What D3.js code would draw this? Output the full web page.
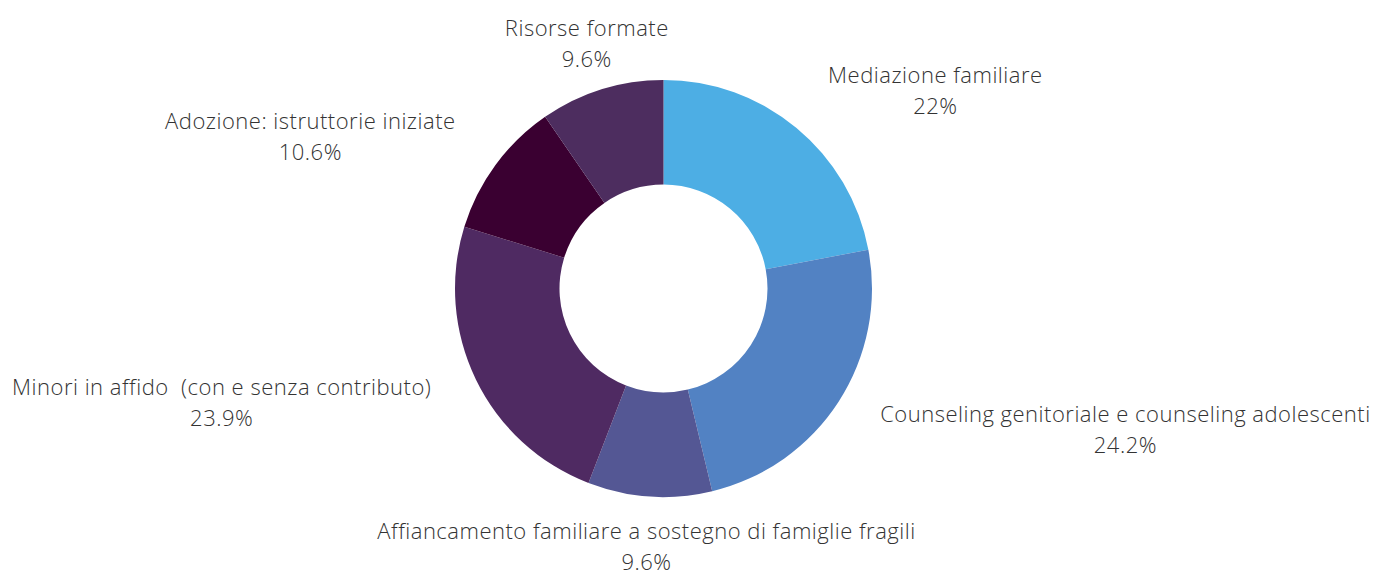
<!DOCTYPE html>
<html>
<head>
<meta charset="utf-8">
<script src="https://cdn.jsdelivr.net/npm/d3@7"></script>
<style>
  body { margin: 0; background: #fff; }
  text { font-family: "Open Sans", sans-serif; font-weight: 300; fill: #333; white-space: pre; }
</style>
</head>
<body>
<div id="chart"></div>
<script>
// categories, clockwise from 12 o'clock
var categories = [
	"Mediazione familiare",
	"Counseling genitoriale e counseling adolescenti",
	"Affiancamento familiare a sostegno di famiglie fragili",
	"Minori in affido  (con e senza contributo)",
	"Adozione: istruttorie iniziate",
	"Risorse formate"
];
var values = [22, 24.2, 9.6, 23.9, 10.6, 9.6];
var valueLabels = ["22%", "24.2%", "9.6%", "23.9%", "10.6%", "9.6%"];
var colors = ["#4daee4", "#5282c3", "#545794", "#4f2a62", "#3a0031", "#4d2d5f"];

function DrawDonut(selectid) {
	var width = 1377, height = 571;
	var cx = 663.5, cy = 288.5;
	var outerR = 208.5, innerR = 104;
	var labelR = 258;
	var fontsize = 22;
	var lineGap = 31;

	var svg = d3.select("#" + selectid).append("svg")
		.attr("width", width)
		.attr("height", height);

	var data = categories.map(function(c, i) {
		return {name: c, value: values[i], label: valueLabels[i], color: colors[i]};
	});

	var pie = d3.pie().sort(null).value(function(d) { return d.value; });
	var arc = d3.arc().innerRadius(innerR).outerRadius(outerR);
	var arcs = pie(data);

	var g = svg.append("g").attr("transform", "translate(" + cx + "," + cy + ")");

	g.selectAll("path.slice")
		.data(arcs)
		.enter()
		.append("path")
		.attr("class", "slice")
		.attr("d", arc)
		.attr("fill", function(d) { return d.data.color; });

	//labels: block sits on the mid angle, anchored by side
	var labels = g.selectAll("g.label")
		.data(arcs)
		.enter()
		.append("g")
		.attr("class", "label");

	labels.each(function(d) {
		var a = (d.startAngle + d.endAngle) / 2;
		var px = labelR * Math.sin(a);
		var py = -labelR * Math.cos(a);
		var grp = d3.select(this);
		var t1 = grp.append("text")
			.attr("font-size", fontsize)
			.attr("letter-spacing", 0.5)
			.attr("dominant-baseline", "central")
			.attr("text-anchor", "middle")
			.attr("y", py - lineGap / 2)
			.text(d.data.name);
		var t2 = grp.append("text")
			.attr("font-size", fontsize)
			.attr("letter-spacing", 0.5)
			.attr("dominant-baseline", "central")
			.attr("text-anchor", "middle")
			.attr("y", py + lineGap / 2)
			.text(d.data.label);
		var w = Math.max(t1.node().getComputedTextLength(), t2.node().getComputedTextLength());
		var s = Math.sin(a);
		var mid = px;
		if (s > 0.3) mid = px + w / 2;
		else if (s < -0.3) mid = px - w / 2;
		t1.attr("x", mid);
		t2.attr("x", mid);
	});
}
DrawDonut("chart");
</script>
</body>
</html>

Exercise:
Restate, line by line and word for word, everything from the top of the material through the line that contains "var lineGap = 31;". Leave pictures out.

The completed task:
What D3.js code would draw this? Output the full web page.
<!DOCTYPE html>
<html>
<head>
<meta charset="utf-8">
<script src="https://cdn.jsdelivr.net/npm/d3@7"></script>
<style>
  body { margin: 0; background: #fff; }
  text { font-family: "Open Sans", sans-serif; font-weight: 300; fill: #333; white-space: pre; }
</style>
</head>
<body>
<div id="chart"></div>
<script>
// categories, clockwise from 12 o'clock
var categories = [
	"Mediazione familiare",
	"Counseling genitoriale e counseling adolescenti",
	"Affiancamento familiare a sostegno di famiglie fragili",
	"Minori in affido  (con e senza contributo)",
	"Adozione: istruttorie iniziate",
	"Risorse formate"
];
var values = [22, 24.2, 9.6, 23.9, 10.6, 9.6];
var valueLabels = ["22%", "24.2%", "9.6%", "23.9%", "10.6%", "9.6%"];
var colors = ["#4daee4", "#5282c3", "#545794", "#4f2a62", "#3a0031", "#4d2d5f"];

function DrawDonut(selectid) {
	var width = 1377, height = 571;
	var cx = 663.5, cy = 288.5;
	var outerR = 208.5, innerR = 104;
	var labelR = 258;
	var fontsize = 22;
	var lineGap = 31;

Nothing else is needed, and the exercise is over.